**RECORDS:**

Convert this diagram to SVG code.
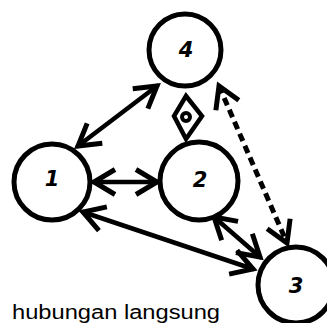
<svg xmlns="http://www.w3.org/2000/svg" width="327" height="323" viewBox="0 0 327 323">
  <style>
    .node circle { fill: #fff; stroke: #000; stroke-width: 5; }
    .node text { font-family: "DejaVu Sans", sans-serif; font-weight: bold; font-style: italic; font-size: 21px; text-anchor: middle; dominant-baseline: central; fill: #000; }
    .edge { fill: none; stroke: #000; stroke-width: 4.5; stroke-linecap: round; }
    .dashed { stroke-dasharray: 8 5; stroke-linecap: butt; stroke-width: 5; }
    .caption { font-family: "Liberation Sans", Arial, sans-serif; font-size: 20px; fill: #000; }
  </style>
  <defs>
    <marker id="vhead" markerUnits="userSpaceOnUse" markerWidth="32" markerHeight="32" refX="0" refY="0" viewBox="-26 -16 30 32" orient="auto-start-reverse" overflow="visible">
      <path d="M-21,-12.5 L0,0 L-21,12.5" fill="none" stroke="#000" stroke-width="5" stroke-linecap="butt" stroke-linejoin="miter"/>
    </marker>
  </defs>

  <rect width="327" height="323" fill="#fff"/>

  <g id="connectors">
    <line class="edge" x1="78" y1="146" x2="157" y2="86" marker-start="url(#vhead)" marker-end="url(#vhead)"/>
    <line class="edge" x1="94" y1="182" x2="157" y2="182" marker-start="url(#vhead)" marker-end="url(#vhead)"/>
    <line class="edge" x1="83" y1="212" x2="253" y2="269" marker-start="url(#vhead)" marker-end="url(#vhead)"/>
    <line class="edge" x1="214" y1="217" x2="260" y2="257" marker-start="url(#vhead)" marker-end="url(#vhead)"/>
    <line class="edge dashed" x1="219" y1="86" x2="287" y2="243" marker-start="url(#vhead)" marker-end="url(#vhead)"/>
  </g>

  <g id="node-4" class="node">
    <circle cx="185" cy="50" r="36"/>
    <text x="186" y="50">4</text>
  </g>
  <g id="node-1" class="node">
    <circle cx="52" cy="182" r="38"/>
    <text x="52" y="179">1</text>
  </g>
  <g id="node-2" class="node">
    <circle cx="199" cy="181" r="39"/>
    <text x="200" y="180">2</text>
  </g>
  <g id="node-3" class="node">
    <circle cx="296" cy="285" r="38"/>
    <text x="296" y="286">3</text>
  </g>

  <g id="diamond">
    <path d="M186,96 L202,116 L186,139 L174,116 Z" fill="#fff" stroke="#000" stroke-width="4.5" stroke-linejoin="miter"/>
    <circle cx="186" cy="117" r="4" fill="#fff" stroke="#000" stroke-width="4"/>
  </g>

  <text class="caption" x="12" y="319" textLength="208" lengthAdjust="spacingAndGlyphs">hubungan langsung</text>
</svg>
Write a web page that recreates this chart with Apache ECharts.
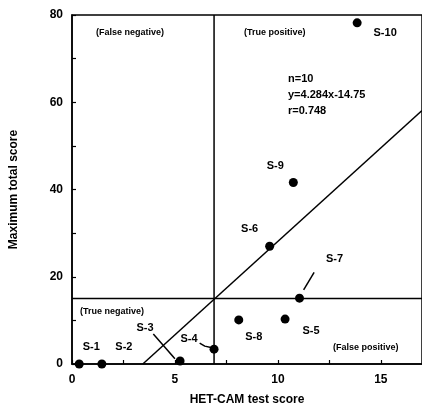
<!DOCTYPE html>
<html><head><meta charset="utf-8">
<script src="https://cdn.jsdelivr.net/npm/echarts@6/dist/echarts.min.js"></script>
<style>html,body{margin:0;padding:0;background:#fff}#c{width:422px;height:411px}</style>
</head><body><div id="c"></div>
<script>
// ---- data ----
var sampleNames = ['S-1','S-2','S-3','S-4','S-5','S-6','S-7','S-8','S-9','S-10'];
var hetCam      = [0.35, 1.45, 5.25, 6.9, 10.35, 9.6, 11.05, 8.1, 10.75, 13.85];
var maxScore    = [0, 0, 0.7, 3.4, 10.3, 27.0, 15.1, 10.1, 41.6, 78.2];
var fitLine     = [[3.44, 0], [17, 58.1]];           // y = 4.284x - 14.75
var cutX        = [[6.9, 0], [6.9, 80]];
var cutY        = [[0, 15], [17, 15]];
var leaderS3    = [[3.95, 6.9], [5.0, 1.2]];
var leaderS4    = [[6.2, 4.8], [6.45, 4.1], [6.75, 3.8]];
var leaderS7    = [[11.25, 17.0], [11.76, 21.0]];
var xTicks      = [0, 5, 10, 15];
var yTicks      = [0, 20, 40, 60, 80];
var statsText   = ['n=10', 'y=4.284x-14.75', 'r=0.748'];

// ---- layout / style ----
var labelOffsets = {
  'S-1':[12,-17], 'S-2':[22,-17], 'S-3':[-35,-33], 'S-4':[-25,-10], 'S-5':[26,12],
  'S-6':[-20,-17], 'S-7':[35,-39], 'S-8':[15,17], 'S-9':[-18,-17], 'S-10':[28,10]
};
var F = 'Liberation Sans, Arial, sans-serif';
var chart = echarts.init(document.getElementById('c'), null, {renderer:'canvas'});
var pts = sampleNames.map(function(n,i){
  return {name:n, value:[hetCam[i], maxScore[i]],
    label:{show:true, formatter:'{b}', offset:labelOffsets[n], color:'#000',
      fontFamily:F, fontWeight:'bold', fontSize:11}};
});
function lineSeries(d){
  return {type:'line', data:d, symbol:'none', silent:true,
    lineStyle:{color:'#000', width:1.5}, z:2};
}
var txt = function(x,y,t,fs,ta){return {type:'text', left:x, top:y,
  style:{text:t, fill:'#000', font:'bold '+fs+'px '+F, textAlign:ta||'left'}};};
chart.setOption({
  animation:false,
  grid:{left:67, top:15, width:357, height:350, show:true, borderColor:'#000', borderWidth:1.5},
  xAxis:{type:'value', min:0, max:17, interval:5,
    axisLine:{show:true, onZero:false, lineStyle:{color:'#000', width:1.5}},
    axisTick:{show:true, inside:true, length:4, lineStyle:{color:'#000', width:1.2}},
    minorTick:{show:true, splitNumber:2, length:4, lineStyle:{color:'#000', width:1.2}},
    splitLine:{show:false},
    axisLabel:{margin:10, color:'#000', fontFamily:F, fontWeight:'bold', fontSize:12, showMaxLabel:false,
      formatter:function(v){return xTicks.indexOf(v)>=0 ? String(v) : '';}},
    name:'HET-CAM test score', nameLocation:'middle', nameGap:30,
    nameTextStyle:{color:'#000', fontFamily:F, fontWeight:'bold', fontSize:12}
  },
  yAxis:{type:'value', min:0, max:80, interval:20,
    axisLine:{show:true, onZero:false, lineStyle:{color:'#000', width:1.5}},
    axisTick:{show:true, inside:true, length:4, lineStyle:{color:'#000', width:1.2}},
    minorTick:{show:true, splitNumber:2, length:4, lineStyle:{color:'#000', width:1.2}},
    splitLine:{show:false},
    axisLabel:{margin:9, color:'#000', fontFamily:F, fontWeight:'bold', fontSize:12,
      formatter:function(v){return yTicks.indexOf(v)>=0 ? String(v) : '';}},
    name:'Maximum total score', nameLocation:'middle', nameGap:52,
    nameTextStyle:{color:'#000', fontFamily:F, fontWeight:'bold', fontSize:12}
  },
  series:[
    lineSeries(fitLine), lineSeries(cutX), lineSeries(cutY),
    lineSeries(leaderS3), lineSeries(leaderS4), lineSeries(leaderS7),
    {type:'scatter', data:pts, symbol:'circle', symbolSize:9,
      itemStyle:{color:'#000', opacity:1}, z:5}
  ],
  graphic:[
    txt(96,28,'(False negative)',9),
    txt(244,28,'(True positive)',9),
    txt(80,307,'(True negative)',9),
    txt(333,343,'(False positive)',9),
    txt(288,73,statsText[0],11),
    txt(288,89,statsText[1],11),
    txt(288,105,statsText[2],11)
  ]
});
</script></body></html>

**EXERCISE OBJECTIVE:** Report all lines of the data above that include the string "this".

**SOLUTION TO THE PROBLEM:**
Convert this diagram to SVG code.
Write a web page that recreates this chart with Apache ECharts.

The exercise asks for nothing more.